## Start
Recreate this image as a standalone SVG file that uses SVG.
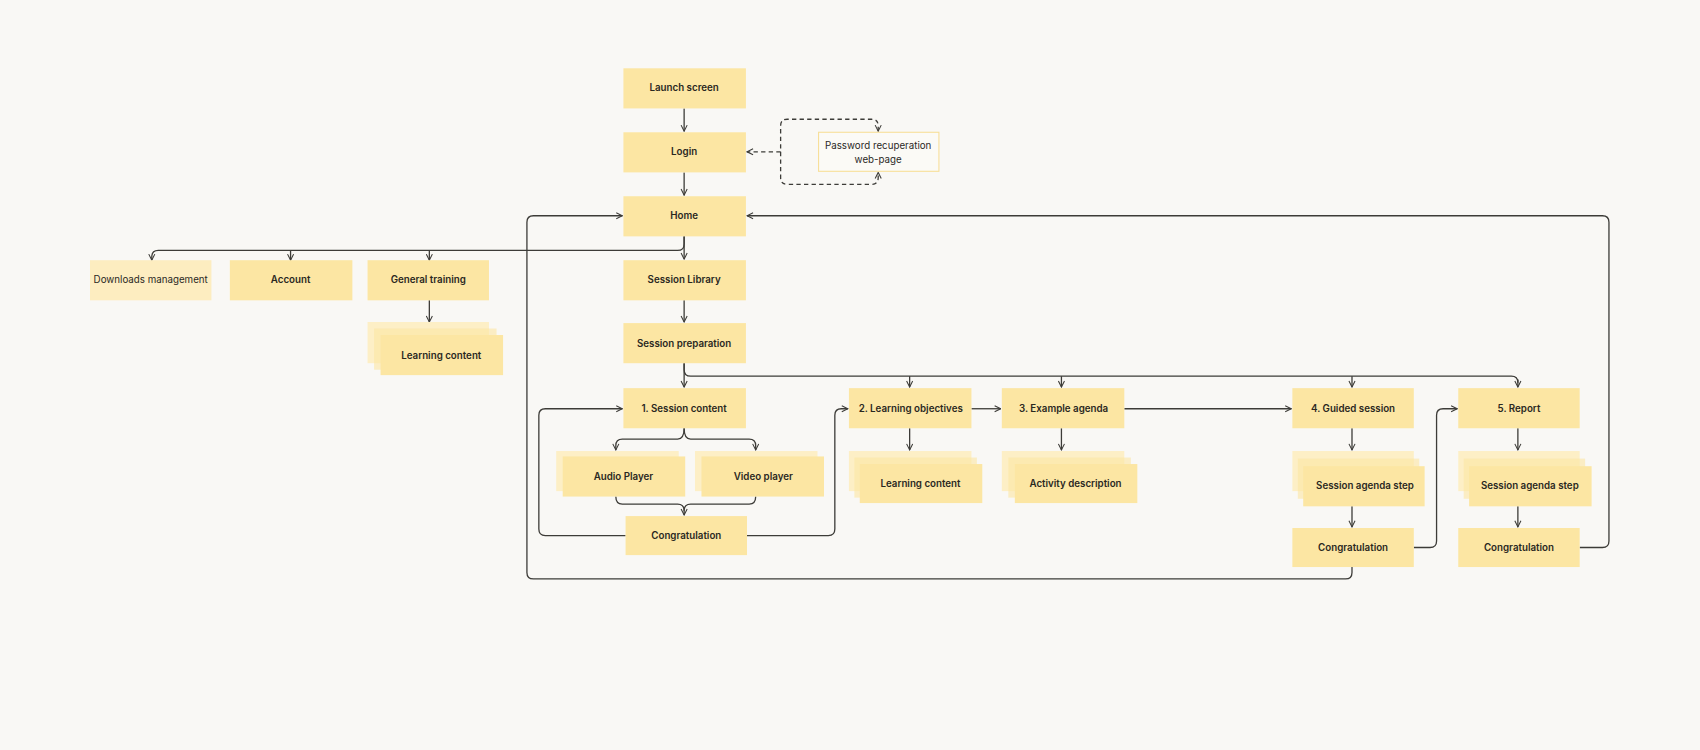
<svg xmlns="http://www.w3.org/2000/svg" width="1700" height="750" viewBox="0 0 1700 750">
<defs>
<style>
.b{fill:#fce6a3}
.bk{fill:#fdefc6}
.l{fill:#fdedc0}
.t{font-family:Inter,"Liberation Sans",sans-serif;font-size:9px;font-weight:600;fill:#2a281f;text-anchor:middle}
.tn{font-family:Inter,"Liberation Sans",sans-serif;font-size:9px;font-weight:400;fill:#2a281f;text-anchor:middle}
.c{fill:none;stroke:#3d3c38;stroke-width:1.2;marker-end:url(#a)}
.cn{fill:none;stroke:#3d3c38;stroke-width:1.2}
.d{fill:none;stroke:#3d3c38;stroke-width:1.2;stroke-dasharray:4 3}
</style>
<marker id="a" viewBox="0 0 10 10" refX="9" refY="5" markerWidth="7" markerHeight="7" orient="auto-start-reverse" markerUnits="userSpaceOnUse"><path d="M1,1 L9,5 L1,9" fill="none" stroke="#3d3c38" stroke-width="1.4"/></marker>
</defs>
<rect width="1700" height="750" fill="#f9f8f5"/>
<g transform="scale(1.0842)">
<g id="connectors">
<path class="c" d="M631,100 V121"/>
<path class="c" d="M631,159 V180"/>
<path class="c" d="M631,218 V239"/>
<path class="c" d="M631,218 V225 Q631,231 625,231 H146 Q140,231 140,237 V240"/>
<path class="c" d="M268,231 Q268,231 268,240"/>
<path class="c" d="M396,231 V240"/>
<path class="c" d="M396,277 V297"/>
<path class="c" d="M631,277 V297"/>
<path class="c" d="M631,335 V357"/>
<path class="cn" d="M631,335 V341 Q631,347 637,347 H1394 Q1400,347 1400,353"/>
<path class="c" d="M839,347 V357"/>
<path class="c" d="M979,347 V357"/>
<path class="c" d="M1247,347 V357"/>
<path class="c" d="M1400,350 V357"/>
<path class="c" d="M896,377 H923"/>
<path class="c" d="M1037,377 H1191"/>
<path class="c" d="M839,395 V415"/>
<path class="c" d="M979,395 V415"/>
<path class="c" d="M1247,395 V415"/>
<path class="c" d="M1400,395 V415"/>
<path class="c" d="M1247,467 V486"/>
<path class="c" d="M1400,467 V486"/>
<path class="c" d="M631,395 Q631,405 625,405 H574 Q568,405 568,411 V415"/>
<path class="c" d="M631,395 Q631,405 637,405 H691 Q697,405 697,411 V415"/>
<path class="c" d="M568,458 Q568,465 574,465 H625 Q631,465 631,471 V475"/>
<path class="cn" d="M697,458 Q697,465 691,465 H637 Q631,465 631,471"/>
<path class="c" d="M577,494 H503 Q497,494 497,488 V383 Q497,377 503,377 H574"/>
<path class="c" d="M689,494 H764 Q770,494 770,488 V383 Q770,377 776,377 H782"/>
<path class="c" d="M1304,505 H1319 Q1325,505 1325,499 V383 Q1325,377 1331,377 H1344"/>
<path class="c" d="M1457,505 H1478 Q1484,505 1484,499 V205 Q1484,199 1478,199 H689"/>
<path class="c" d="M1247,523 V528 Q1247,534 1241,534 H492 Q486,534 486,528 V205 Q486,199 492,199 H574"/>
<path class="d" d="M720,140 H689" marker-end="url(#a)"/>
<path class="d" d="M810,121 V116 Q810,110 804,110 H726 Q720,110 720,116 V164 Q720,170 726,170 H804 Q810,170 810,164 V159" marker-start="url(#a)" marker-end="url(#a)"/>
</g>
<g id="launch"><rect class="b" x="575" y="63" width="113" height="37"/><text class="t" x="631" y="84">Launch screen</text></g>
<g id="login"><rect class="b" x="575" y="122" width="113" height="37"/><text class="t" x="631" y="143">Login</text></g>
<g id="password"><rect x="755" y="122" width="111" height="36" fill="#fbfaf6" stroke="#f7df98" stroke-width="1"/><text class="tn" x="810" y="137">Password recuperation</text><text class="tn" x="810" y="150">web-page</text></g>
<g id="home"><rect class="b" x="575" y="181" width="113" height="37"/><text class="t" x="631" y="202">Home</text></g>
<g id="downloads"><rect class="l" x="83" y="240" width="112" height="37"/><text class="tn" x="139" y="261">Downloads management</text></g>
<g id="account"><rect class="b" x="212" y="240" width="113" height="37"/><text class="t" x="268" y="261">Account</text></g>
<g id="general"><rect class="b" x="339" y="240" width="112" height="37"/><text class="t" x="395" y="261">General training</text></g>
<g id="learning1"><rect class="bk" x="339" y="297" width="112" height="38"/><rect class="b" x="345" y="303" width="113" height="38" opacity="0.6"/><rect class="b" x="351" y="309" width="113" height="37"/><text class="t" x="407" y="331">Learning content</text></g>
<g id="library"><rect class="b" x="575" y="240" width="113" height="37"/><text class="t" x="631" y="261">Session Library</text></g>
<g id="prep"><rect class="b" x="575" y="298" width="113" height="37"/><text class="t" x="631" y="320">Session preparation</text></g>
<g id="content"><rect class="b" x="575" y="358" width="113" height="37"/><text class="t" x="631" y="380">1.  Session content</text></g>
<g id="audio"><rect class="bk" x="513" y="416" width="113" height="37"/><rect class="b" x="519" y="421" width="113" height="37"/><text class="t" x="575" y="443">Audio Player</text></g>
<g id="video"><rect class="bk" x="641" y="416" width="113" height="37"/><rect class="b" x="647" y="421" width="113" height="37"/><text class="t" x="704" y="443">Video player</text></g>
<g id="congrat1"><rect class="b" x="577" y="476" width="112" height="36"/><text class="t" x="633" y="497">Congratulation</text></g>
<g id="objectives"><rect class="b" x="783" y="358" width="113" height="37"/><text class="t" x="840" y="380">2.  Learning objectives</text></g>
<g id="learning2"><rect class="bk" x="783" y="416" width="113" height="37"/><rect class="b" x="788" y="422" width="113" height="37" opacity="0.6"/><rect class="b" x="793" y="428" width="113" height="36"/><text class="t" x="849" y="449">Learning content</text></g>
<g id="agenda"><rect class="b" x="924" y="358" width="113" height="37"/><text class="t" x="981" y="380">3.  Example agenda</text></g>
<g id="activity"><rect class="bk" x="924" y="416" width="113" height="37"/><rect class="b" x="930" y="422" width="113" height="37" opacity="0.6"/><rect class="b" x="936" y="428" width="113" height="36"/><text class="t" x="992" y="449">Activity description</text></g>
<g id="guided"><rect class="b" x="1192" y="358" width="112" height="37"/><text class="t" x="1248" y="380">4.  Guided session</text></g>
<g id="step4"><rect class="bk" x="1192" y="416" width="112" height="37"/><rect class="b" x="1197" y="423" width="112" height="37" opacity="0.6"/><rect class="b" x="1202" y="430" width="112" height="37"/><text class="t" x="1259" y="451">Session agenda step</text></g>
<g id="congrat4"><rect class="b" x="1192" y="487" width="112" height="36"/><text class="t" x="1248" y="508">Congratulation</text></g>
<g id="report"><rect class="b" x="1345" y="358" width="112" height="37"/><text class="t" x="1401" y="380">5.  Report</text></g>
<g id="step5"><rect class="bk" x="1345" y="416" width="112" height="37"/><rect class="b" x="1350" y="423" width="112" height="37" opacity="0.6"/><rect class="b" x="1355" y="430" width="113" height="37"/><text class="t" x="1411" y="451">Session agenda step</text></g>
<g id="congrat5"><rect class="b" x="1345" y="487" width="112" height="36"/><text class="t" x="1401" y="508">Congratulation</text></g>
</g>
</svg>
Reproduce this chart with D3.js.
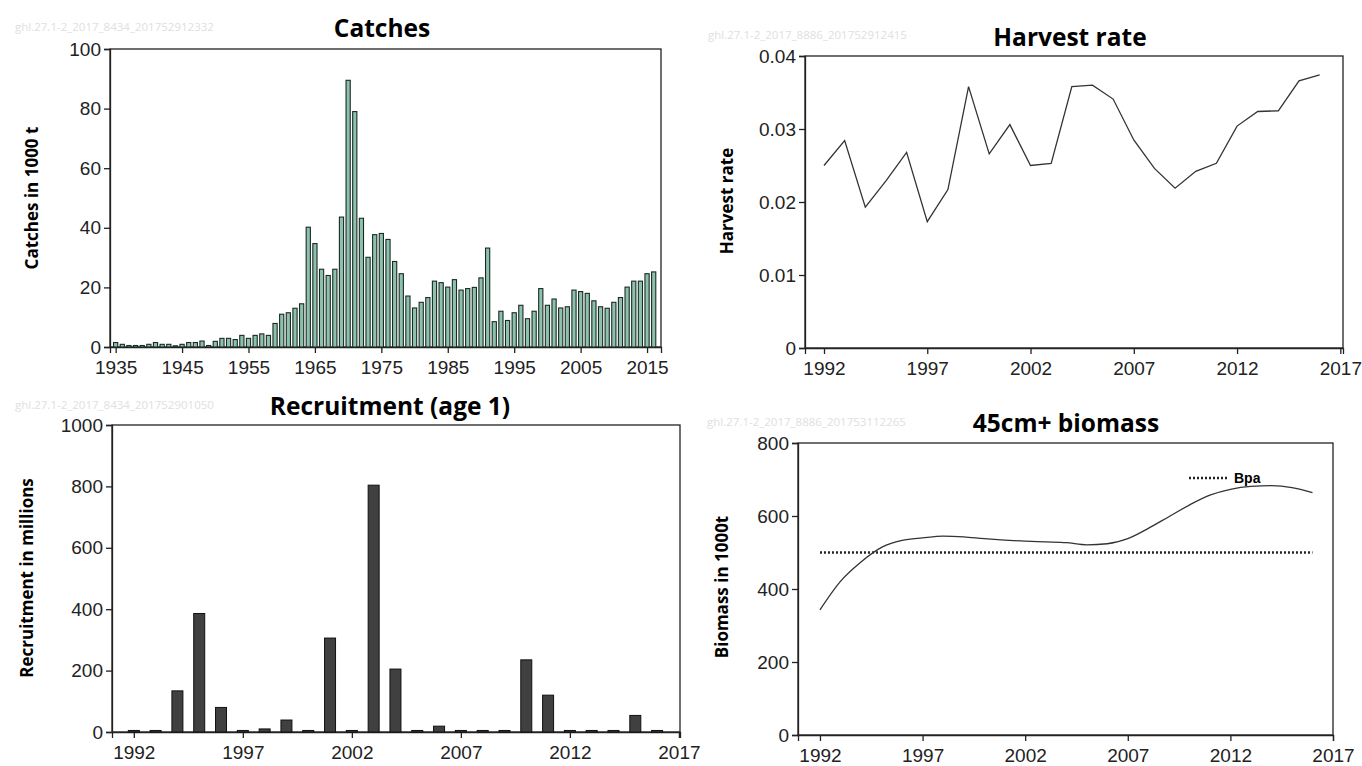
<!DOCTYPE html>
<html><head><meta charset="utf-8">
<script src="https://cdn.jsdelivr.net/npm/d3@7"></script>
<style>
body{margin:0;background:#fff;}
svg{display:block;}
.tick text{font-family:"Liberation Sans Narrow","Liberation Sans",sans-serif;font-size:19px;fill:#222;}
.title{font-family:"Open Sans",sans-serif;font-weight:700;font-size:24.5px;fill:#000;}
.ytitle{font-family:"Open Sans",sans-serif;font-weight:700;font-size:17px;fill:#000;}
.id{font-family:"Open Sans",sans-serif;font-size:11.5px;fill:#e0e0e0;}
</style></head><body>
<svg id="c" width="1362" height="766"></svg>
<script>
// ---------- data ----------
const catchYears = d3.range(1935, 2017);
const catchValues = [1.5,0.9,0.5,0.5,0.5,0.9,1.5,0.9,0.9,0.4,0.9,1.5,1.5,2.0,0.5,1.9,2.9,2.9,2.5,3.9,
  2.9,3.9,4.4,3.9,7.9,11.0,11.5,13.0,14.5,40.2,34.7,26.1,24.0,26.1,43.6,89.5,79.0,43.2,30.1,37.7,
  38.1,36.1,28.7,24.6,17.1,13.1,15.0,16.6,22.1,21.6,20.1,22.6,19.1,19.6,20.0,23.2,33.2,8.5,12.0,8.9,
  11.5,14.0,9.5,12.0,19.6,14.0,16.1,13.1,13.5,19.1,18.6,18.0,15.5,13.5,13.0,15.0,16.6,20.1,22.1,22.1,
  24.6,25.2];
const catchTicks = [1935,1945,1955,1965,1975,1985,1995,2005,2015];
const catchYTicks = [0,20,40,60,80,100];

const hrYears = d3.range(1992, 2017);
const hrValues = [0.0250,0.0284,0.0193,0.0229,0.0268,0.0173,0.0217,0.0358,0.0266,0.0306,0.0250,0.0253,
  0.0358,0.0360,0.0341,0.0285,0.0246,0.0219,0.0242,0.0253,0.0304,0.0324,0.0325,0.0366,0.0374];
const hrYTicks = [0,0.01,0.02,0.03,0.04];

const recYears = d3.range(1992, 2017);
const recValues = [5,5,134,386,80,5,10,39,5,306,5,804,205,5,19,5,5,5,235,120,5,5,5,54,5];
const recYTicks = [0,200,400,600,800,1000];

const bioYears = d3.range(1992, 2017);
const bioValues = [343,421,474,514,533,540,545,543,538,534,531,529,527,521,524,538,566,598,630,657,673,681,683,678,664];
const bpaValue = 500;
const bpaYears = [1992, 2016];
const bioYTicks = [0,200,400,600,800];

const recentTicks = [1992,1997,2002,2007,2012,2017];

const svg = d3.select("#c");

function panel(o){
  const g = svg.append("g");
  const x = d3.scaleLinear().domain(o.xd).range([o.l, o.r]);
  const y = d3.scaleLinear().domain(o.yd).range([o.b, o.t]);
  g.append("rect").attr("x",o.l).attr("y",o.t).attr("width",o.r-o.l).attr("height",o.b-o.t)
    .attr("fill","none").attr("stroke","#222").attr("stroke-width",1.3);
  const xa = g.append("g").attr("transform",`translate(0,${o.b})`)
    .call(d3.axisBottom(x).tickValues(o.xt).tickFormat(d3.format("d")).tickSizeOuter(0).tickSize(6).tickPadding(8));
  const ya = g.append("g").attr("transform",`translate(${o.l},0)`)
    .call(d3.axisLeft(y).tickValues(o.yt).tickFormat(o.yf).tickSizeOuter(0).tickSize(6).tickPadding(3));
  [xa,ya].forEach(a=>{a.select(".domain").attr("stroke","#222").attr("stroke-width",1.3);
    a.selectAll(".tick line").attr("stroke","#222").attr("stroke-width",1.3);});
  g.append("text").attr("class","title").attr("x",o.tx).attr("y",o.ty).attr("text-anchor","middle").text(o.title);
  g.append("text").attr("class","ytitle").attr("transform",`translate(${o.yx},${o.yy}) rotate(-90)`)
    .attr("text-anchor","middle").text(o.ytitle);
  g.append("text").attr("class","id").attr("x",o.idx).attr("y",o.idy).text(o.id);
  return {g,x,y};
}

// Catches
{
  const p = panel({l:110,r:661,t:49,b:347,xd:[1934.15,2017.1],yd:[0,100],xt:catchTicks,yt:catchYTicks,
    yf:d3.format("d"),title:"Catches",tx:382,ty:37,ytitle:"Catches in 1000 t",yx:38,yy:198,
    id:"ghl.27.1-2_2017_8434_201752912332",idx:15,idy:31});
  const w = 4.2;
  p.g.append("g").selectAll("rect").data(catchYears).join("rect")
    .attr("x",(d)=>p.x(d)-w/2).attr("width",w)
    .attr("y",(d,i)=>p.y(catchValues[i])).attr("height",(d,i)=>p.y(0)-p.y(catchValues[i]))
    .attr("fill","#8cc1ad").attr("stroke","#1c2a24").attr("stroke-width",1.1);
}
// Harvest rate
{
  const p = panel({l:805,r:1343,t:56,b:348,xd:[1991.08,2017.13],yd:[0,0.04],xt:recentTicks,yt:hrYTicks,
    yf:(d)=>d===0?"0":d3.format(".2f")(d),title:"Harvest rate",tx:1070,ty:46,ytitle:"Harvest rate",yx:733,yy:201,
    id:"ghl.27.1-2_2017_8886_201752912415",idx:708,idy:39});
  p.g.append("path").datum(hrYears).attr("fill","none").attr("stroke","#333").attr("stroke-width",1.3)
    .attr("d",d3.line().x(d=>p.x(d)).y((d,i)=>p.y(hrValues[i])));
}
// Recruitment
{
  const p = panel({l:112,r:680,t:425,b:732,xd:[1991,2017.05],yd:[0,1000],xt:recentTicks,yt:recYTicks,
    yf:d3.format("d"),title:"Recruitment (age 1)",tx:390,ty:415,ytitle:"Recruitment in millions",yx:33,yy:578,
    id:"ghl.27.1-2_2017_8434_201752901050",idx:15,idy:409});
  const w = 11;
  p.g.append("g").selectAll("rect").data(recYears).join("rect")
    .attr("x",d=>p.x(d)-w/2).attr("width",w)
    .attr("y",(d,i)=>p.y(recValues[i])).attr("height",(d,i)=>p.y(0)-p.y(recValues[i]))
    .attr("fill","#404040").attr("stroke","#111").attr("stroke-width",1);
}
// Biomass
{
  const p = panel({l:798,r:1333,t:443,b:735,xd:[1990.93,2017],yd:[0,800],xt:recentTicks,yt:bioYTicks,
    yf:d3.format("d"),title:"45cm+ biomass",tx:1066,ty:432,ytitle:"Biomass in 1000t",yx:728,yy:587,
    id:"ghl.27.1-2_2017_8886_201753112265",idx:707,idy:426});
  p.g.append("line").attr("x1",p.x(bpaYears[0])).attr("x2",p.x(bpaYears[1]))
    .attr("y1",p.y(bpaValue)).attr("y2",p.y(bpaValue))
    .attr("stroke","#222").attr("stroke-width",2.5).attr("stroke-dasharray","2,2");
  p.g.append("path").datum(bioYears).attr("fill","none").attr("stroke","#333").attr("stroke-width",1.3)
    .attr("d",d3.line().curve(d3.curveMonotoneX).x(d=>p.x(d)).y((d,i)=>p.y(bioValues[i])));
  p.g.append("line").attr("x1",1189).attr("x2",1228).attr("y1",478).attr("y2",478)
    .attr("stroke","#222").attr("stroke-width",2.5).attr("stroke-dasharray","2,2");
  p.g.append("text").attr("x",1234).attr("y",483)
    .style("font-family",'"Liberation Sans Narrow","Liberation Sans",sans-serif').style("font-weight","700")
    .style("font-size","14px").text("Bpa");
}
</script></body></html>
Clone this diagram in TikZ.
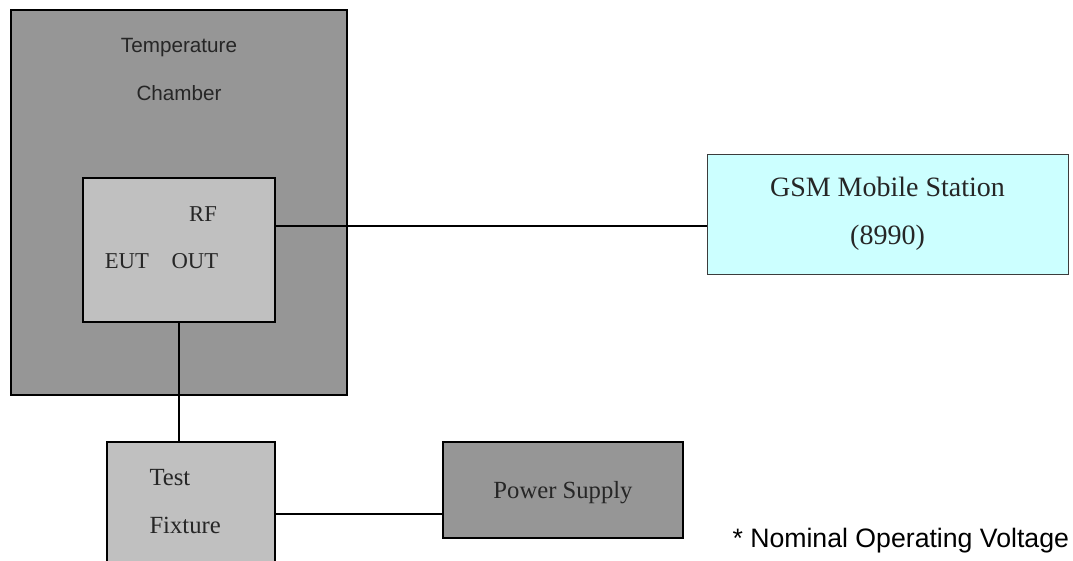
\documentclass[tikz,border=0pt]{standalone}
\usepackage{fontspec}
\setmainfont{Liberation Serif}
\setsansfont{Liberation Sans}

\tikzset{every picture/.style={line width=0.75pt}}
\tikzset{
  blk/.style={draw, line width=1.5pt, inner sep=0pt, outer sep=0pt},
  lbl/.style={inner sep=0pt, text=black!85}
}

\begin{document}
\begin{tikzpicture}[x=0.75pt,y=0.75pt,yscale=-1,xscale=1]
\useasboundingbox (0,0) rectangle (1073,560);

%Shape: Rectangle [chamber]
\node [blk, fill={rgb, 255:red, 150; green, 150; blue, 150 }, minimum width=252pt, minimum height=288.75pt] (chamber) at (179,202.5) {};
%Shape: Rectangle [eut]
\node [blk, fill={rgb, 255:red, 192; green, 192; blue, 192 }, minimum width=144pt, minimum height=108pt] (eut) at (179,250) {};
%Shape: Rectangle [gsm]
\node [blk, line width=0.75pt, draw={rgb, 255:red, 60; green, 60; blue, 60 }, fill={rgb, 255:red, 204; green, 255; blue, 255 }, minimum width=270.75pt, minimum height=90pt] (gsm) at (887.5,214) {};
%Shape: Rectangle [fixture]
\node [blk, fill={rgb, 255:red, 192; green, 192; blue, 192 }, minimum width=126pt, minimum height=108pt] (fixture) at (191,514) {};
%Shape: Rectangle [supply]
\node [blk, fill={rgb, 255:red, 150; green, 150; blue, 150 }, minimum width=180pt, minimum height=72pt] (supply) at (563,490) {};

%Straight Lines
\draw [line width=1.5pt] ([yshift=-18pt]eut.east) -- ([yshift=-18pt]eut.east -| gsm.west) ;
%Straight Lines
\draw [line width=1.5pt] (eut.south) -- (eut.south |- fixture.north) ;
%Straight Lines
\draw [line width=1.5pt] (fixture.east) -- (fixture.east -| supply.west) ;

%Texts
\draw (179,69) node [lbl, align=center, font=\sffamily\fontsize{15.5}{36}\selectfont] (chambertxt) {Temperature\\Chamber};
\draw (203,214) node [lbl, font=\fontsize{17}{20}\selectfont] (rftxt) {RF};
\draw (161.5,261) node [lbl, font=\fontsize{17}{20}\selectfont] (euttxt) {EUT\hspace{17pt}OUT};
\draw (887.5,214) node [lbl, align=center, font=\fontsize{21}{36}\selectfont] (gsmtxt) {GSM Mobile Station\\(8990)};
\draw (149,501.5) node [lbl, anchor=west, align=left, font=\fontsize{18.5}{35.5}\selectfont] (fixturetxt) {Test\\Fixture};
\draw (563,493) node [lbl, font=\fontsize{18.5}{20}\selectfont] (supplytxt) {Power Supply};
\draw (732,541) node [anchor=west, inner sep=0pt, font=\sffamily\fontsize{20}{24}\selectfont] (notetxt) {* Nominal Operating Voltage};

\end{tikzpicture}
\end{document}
## End
From the line containing "Clone this diagram in TikZ." to the line containing "-| supply.west) ;", both lines included, give the text again exactly, without any pictures.

Clone this diagram in TikZ.
\documentclass[tikz,border=0pt]{standalone}
\usepackage{fontspec}
\setmainfont{Liberation Serif}
\setsansfont{Liberation Sans}

\tikzset{every picture/.style={line width=0.75pt}}
\tikzset{
  blk/.style={draw, line width=1.5pt, inner sep=0pt, outer sep=0pt},
  lbl/.style={inner sep=0pt, text=black!85}
}

\begin{document}
\begin{tikzpicture}[x=0.75pt,y=0.75pt,yscale=-1,xscale=1]
\useasboundingbox (0,0) rectangle (1073,560);

%Shape: Rectangle [chamber]
\node [blk, fill={rgb, 255:red, 150; green, 150; blue, 150 }, minimum width=252pt, minimum height=288.75pt] (chamber) at (179,202.5) {};
%Shape: Rectangle [eut]
\node [blk, fill={rgb, 255:red, 192; green, 192; blue, 192 }, minimum width=144pt, minimum height=108pt] (eut) at (179,250) {};
%Shape: Rectangle [gsm]
\node [blk, line width=0.75pt, draw={rgb, 255:red, 60; green, 60; blue, 60 }, fill={rgb, 255:red, 204; green, 255; blue, 255 }, minimum width=270.75pt, minimum height=90pt] (gsm) at (887.5,214) {};
%Shape: Rectangle [fixture]
\node [blk, fill={rgb, 255:red, 192; green, 192; blue, 192 }, minimum width=126pt, minimum height=108pt] (fixture) at (191,514) {};
%Shape: Rectangle [supply]
\node [blk, fill={rgb, 255:red, 150; green, 150; blue, 150 }, minimum width=180pt, minimum height=72pt] (supply) at (563,490) {};

%Straight Lines
\draw [line width=1.5pt] ([yshift=-18pt]eut.east) -- ([yshift=-18pt]eut.east -| gsm.west) ;
%Straight Lines
\draw [line width=1.5pt] (eut.south) -- (eut.south |- fixture.north) ;
%Straight Lines
\draw [line width=1.5pt] (fixture.east) -- (fixture.east -| supply.west) ;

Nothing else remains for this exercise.